··· ENTRIES SHOWN
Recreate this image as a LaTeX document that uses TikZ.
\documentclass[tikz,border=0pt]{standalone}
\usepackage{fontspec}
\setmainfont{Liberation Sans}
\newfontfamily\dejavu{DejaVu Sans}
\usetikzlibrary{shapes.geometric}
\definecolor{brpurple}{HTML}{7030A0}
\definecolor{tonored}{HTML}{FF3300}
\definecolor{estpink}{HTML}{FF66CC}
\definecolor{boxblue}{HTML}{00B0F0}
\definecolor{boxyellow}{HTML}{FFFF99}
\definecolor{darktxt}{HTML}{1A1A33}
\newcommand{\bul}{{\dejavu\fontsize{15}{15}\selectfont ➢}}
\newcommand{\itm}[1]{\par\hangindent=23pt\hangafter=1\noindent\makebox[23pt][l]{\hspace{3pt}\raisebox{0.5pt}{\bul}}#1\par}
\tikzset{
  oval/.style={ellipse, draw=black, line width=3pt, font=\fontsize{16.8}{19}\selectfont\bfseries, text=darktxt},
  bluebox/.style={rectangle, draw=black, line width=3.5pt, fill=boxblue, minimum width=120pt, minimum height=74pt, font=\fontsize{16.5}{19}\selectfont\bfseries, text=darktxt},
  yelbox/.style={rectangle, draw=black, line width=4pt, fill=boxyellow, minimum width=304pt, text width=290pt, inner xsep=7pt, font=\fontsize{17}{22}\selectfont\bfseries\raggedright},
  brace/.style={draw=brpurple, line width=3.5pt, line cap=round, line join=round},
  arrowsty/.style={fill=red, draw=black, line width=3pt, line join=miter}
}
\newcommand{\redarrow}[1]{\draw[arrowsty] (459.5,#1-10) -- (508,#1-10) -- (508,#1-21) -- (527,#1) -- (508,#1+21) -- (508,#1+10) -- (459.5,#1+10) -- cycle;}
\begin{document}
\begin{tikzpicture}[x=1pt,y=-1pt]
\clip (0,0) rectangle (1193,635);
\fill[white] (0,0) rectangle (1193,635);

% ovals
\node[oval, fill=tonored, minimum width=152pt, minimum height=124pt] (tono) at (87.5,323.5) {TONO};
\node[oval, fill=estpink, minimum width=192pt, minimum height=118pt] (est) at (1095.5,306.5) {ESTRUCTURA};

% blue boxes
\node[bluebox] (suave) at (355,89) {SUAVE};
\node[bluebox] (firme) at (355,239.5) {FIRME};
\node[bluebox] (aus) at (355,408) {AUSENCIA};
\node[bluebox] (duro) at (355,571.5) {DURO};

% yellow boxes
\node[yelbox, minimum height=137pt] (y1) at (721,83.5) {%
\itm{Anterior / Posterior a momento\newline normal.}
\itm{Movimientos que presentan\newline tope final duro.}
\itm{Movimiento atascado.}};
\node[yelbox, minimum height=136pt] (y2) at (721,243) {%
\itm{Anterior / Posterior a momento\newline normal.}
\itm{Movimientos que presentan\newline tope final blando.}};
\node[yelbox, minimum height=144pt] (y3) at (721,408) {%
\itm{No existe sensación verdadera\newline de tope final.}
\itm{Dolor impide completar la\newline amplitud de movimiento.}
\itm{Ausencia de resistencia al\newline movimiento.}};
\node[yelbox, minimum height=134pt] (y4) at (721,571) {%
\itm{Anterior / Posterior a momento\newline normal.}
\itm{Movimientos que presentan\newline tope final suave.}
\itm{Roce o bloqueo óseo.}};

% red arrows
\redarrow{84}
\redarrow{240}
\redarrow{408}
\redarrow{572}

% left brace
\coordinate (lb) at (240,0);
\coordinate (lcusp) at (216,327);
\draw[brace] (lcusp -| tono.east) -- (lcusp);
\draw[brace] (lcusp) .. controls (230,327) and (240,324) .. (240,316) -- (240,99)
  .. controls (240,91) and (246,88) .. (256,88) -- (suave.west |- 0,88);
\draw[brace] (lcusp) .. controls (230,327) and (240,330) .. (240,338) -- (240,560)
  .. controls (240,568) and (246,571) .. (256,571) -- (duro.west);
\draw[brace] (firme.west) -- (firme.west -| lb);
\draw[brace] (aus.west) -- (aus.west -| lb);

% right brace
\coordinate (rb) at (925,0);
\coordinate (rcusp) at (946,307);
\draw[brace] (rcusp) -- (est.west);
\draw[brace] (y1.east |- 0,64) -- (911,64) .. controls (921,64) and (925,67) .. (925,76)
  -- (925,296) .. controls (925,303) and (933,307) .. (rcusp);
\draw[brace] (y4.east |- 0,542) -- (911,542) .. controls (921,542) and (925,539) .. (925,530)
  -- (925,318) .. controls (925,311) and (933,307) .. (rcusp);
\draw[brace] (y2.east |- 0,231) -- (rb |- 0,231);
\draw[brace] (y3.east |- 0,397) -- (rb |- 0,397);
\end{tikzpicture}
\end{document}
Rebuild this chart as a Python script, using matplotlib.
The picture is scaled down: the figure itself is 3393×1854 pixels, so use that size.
······
- _INSTRUCTIONS TO FOLLOW_: Print the records once more, exactly as they were given.

- _EXERCISE RESULT_:
Recreate this image as a LaTeX document that uses TikZ.
\documentclass[tikz,border=0pt]{standalone}
\usepackage{fontspec}
\setmainfont{Liberation Sans}
\newfontfamily\dejavu{DejaVu Sans}
\usetikzlibrary{shapes.geometric}
\definecolor{brpurple}{HTML}{7030A0}
\definecolor{tonored}{HTML}{FF3300}
\definecolor{estpink}{HTML}{FF66CC}
\definecolor{boxblue}{HTML}{00B0F0}
\definecolor{boxyellow}{HTML}{FFFF99}
\definecolor{darktxt}{HTML}{1A1A33}
\newcommand{\bul}{{\dejavu\fontsize{15}{15}\selectfont ➢}}
\newcommand{\itm}[1]{\par\hangindent=23pt\hangafter=1\noindent\makebox[23pt][l]{\hspace{3pt}\raisebox{0.5pt}{\bul}}#1\par}
\tikzset{
  oval/.style={ellipse, draw=black, line width=3pt, font=\fontsize{16.8}{19}\selectfont\bfseries, text=darktxt},
  bluebox/.style={rectangle, draw=black, line width=3.5pt, fill=boxblue, minimum width=120pt, minimum height=74pt, font=\fontsize{16.5}{19}\selectfont\bfseries, text=darktxt},
  yelbox/.style={rectangle, draw=black, line width=4pt, fill=boxyellow, minimum width=304pt, text width=290pt, inner xsep=7pt, font=\fontsize{17}{22}\selectfont\bfseries\raggedright},
  brace/.style={draw=brpurple, line width=3.5pt, line cap=round, line join=round},
  arrowsty/.style={fill=red, draw=black, line width=3pt, line join=miter}
}
\newcommand{\redarrow}[1]{\draw[arrowsty] (459.5,#1-10) -- (508,#1-10) -- (508,#1-21) -- (527,#1) -- (508,#1+21) -- (508,#1+10) -- (459.5,#1+10) -- cycle;}
\begin{document}
\begin{tikzpicture}[x=1pt,y=-1pt]
\clip (0,0) rectangle (1193,635);
\fill[white] (0,0) rectangle (1193,635);

% ovals
\node[oval, fill=tonored, minimum width=152pt, minimum height=124pt] (tono) at (87.5,323.5) {TONO};
\node[oval, fill=estpink, minimum width=192pt, minimum height=118pt] (est) at (1095.5,306.5) {ESTRUCTURA};

% blue boxes
\node[bluebox] (suave) at (355,89) {SUAVE};
\node[bluebox] (firme) at (355,239.5) {FIRME};
\node[bluebox] (aus) at (355,408) {AUSENCIA};
\node[bluebox] (duro) at (355,571.5) {DURO};

% yellow boxes
\node[yelbox, minimum height=137pt] (y1) at (721,83.5) {%
\itm{Anterior / Posterior a momento\newline normal.}
\itm{Movimientos que presentan\newline tope final duro.}
\itm{Movimiento atascado.}};
\node[yelbox, minimum height=136pt] (y2) at (721,243) {%
\itm{Anterior / Posterior a momento\newline normal.}
\itm{Movimientos que presentan\newline tope final blando.}};
\node[yelbox, minimum height=144pt] (y3) at (721,408) {%
\itm{No existe sensación verdadera\newline de tope final.}
\itm{Dolor impide completar la\newline amplitud de movimiento.}
\itm{Ausencia de resistencia al\newline movimiento.}};
\node[yelbox, minimum height=134pt] (y4) at (721,571) {%
\itm{Anterior / Posterior a momento\newline normal.}
\itm{Movimientos que presentan\newline tope final suave.}
\itm{Roce o bloqueo óseo.}};

% red arrows
\redarrow{84}
\redarrow{240}
\redarrow{408}
\redarrow{572}

% left brace
\coordinate (lb) at (240,0);
\coordinate (lcusp) at (216,327);
\draw[brace] (lcusp -| tono.east) -- (lcusp);
\draw[brace] (lcusp) .. controls (230,327) and (240,324) .. (240,316) -- (240,99)
  .. controls (240,91) and (246,88) .. (256,88) -- (suave.west |- 0,88);
\draw[brace] (lcusp) .. controls (230,327) and (240,330) .. (240,338) -- (240,560)
  .. controls (240,568) and (246,571) .. (256,571) -- (duro.west);
\draw[brace] (firme.west) -- (firme.west -| lb);
\draw[brace] (aus.west) -- (aus.west -| lb);

% right brace
\coordinate (rb) at (925,0);
\coordinate (rcusp) at (946,307);
\draw[brace] (rcusp) -- (est.west);
\draw[brace] (y1.east |- 0,64) -- (911,64) .. controls (921,64) and (925,67) .. (925,76)
  -- (925,296) .. controls (925,303) and (933,307) .. (rcusp);
\draw[brace] (y4.east |- 0,542) -- (911,542) .. controls (921,542) and (925,539) .. (925,530)
  -- (925,318) .. controls (925,311) and (933,307) .. (rcusp);
\draw[brace] (y2.east |- 0,231) -- (rb |- 0,231);
\draw[brace] (y3.east |- 0,397) -- (rb |- 0,397);
\end{tikzpicture}
\end{document}
Rebuild this chart as a Python script, using matplotlib.
The picture is scaled down: the figure itself is 3393×1854 pixels, so use that size.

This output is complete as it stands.